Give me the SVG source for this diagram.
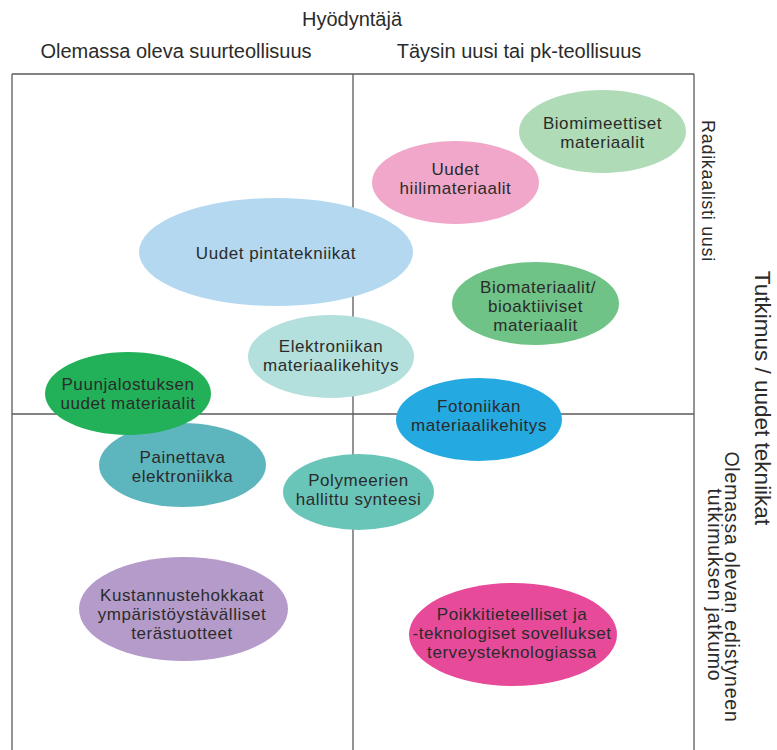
<svg xmlns="http://www.w3.org/2000/svg" width="777" height="750" viewBox="0 0 777 750">
  <style>
    text { font-family: "Liberation Sans", Arial, sans-serif; fill: #2b2b2b; }
    .hdr { font-size: 20px; text-anchor: middle; }
    .lbl { font-size: 17px; letter-spacing: 0.55px; text-anchor: middle; }
    .side { font-size: 18px; letter-spacing: 0.7px; text-anchor: middle; }
    .grid line { stroke: #5a5a5a; stroke-width: 1.3; }
  </style>

  <!-- headings -->
  <text class="hdr" x="352" y="26">Hyödyntäjä</text>
  <text class="hdr" x="176" y="58">Olemassa oleva suurteollisuus</text>
  <text class="hdr" x="519" y="58">Täysin uusi tai pk-teollisuus</text>

  <!-- side headings, reading top to bottom -->
  <text class="side" transform="translate(702,191) rotate(90)">Radikaalisti uusi</text>
  <text class="hdr" style="font-size:22.5px" transform="translate(755,398) rotate(90)">Tutkimus / uudet tekniikat</text>
  <text class="side" style="font-size:19.5px;letter-spacing:0.8px" transform="translate(725,587) rotate(90)">Olemassa olevan edistyneen</text>
  <text class="side" style="font-size:19.5px;letter-spacing:0.8px" transform="translate(708,585) rotate(90)">tutkimuksen jatkumo</text>

  <!-- quadrant frame -->
  <g class="grid">
    <line x1="12" y1="74" x2="694" y2="74"/>
    <line x1="12" y1="74" x2="12" y2="750"/>
    <line x1="694" y1="74" x2="694" y2="750"/>
    <line x1="353" y1="74" x2="353" y2="750"/>
    <line x1="12" y1="414" x2="694" y2="414"/>
  </g>

  <g id="uudet-pintatekniikat">
    <ellipse cx="276" cy="252" rx="137" ry="54" fill="#b3d8f0"/>
    <text class="lbl" x="276" y="259">Uudet pintatekniikat</text>
  </g>

  <g id="elektroniikan-materiaalikehitys">
    <ellipse cx="331" cy="356.5" rx="83" ry="41.5" fill="#b3e0dc"/>
    <text class="lbl" x="331" y="352">Elektroniikan</text>
    <text class="lbl" x="331" y="371">materiaalikehitys</text>
  </g>

  <g id="painettava-elektroniikka">
    <ellipse cx="182.5" cy="465" rx="83.5" ry="42" fill="#5db6bd"/>
    <text class="lbl" x="182.5" y="463">Painettava</text>
    <text class="lbl" x="182.5" y="482">elektroniikka</text>
  </g>

  <g id="puunjalostuksen-uudet-materiaalit">
    <ellipse cx="128" cy="393.5" rx="83" ry="41.5" fill="#22b159"/>
    <text class="lbl" x="128" y="390">Puunjalostuksen</text>
    <text class="lbl" x="128" y="409">uudet materiaalit</text>
  </g>

  <g id="polymeerien-hallittu-synteesi">
    <ellipse cx="358.5" cy="492" rx="75.5" ry="38" fill="#6ac5b9"/>
    <text class="lbl" x="358.5" y="486">Polymeerien</text>
    <text class="lbl" x="358.5" y="505">hallittu synteesi</text>
  </g>

  <g id="kustannustehokkaat-terastuotteet">
    <ellipse cx="183.5" cy="609" rx="104.5" ry="52" fill="#b59bc9"/>
    <text class="lbl" x="182" y="601">Kustannustehokkaat</text>
    <text class="lbl" x="182" y="620">ympäristöystävälliset</text>
    <text class="lbl" x="182" y="639">terästuotteet</text>
  </g>

  <g id="biomimeettiset-materiaalit">
    <ellipse cx="602.5" cy="131.5" rx="83.5" ry="41.5" fill="#afdbb6"/>
    <text class="lbl" x="602.5" y="129">Biomimeettiset</text>
    <text class="lbl" x="602.5" y="148">materiaalit</text>
  </g>

  <g id="uudet-hiilimateriaalit">
    <ellipse cx="455.5" cy="182.5" rx="83.5" ry="41.5" fill="#f1a7c9"/>
    <text class="lbl" x="455.5" y="175">Uudet</text>
    <text class="lbl" x="455.5" y="194">hiilimateriaalit</text>
  </g>

  <g id="biomateriaalit">
    <ellipse cx="535.5" cy="303.5" rx="83.5" ry="41.5" fill="#70c386"/>
    <text class="lbl" x="538" y="293">Biomateriaalit/</text>
    <text class="lbl" x="535.5" y="312">bioaktiiviset</text>
    <text class="lbl" x="535.5" y="331">materiaalit</text>
  </g>

  <g id="fotoniikan-materiaalikehitys">
    <ellipse cx="479" cy="419.5" rx="83" ry="41.5" fill="#24a9e1"/>
    <text class="lbl" x="479" y="412">Fotoniikan</text>
    <text class="lbl" x="479" y="431">materiaalikehitys</text>
  </g>

  <g id="poikkitieteelliset-sovellukset">
    <ellipse cx="513" cy="634.5" rx="104" ry="51.5" fill="#e64a99"/>
    <text class="lbl" x="512" y="620">Poikkitieteelliset ja</text>
    <text class="lbl" x="512" y="639">-teknologiset sovellukset</text>
    <text class="lbl" x="512" y="658">terveysteknologiassa</text>
  </g>
</svg>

========================

### WHAT THE TASK REQUIRES
Quote the listing above in full, except for the pictures.

### WRITTEN SOLUTION
Give me the SVG source for this diagram.
<svg xmlns="http://www.w3.org/2000/svg" width="777" height="750" viewBox="0 0 777 750">
  <style>
    text { font-family: "Liberation Sans", Arial, sans-serif; fill: #2b2b2b; }
    .hdr { font-size: 20px; text-anchor: middle; }
    .lbl { font-size: 17px; letter-spacing: 0.55px; text-anchor: middle; }
    .side { font-size: 18px; letter-spacing: 0.7px; text-anchor: middle; }
    .grid line { stroke: #5a5a5a; stroke-width: 1.3; }
  </style>

  <!-- headings -->
  <text class="hdr" x="352" y="26">Hyödyntäjä</text>
  <text class="hdr" x="176" y="58">Olemassa oleva suurteollisuus</text>
  <text class="hdr" x="519" y="58">Täysin uusi tai pk-teollisuus</text>

  <!-- side headings, reading top to bottom -->
  <text class="side" transform="translate(702,191) rotate(90)">Radikaalisti uusi</text>
  <text class="hdr" style="font-size:22.5px" transform="translate(755,398) rotate(90)">Tutkimus / uudet tekniikat</text>
  <text class="side" style="font-size:19.5px;letter-spacing:0.8px" transform="translate(725,587) rotate(90)">Olemassa olevan edistyneen</text>
  <text class="side" style="font-size:19.5px;letter-spacing:0.8px" transform="translate(708,585) rotate(90)">tutkimuksen jatkumo</text>

  <!-- quadrant frame -->
  <g class="grid">
    <line x1="12" y1="74" x2="694" y2="74"/>
    <line x1="12" y1="74" x2="12" y2="750"/>
    <line x1="694" y1="74" x2="694" y2="750"/>
    <line x1="353" y1="74" x2="353" y2="750"/>
    <line x1="12" y1="414" x2="694" y2="414"/>
  </g>

  <g id="uudet-pintatekniikat">
    <ellipse cx="276" cy="252" rx="137" ry="54" fill="#b3d8f0"/>
    <text class="lbl" x="276" y="259">Uudet pintatekniikat</text>
  </g>

  <g id="elektroniikan-materiaalikehitys">
    <ellipse cx="331" cy="356.5" rx="83" ry="41.5" fill="#b3e0dc"/>
    <text class="lbl" x="331" y="352">Elektroniikan</text>
    <text class="lbl" x="331" y="371">materiaalikehitys</text>
  </g>

  <g id="painettava-elektroniikka">
    <ellipse cx="182.5" cy="465" rx="83.5" ry="42" fill="#5db6bd"/>
    <text class="lbl" x="182.5" y="463">Painettava</text>
    <text class="lbl" x="182.5" y="482">elektroniikka</text>
  </g>

  <g id="puunjalostuksen-uudet-materiaalit">
    <ellipse cx="128" cy="393.5" rx="83" ry="41.5" fill="#22b159"/>
    <text class="lbl" x="128" y="390">Puunjalostuksen</text>
    <text class="lbl" x="128" y="409">uudet materiaalit</text>
  </g>

  <g id="polymeerien-hallittu-synteesi">
    <ellipse cx="358.5" cy="492" rx="75.5" ry="38" fill="#6ac5b9"/>
    <text class="lbl" x="358.5" y="486">Polymeerien</text>
    <text class="lbl" x="358.5" y="505">hallittu synteesi</text>
  </g>

  <g id="kustannustehokkaat-terastuotteet">
    <ellipse cx="183.5" cy="609" rx="104.5" ry="52" fill="#b59bc9"/>
    <text class="lbl" x="182" y="601">Kustannustehokkaat</text>
    <text class="lbl" x="182" y="620">ympäristöystävälliset</text>
    <text class="lbl" x="182" y="639">terästuotteet</text>
  </g>

  <g id="biomimeettiset-materiaalit">
    <ellipse cx="602.5" cy="131.5" rx="83.5" ry="41.5" fill="#afdbb6"/>
    <text class="lbl" x="602.5" y="129">Biomimeettiset</text>
    <text class="lbl" x="602.5" y="148">materiaalit</text>
  </g>

  <g id="uudet-hiilimateriaalit">
    <ellipse cx="455.5" cy="182.5" rx="83.5" ry="41.5" fill="#f1a7c9"/>
    <text class="lbl" x="455.5" y="175">Uudet</text>
    <text class="lbl" x="455.5" y="194">hiilimateriaalit</text>
  </g>

  <g id="biomateriaalit">
    <ellipse cx="535.5" cy="303.5" rx="83.5" ry="41.5" fill="#70c386"/>
    <text class="lbl" x="538" y="293">Biomateriaalit/</text>
    <text class="lbl" x="535.5" y="312">bioaktiiviset</text>
    <text class="lbl" x="535.5" y="331">materiaalit</text>
  </g>

  <g id="fotoniikan-materiaalikehitys">
    <ellipse cx="479" cy="419.5" rx="83" ry="41.5" fill="#24a9e1"/>
    <text class="lbl" x="479" y="412">Fotoniikan</text>
    <text class="lbl" x="479" y="431">materiaalikehitys</text>
  </g>

  <g id="poikkitieteelliset-sovellukset">
    <ellipse cx="513" cy="634.5" rx="104" ry="51.5" fill="#e64a99"/>
    <text class="lbl" x="512" y="620">Poikkitieteelliset ja</text>
    <text class="lbl" x="512" y="639">-teknologiset sovellukset</text>
    <text class="lbl" x="512" y="658">terveysteknologiassa</text>
  </g>
</svg>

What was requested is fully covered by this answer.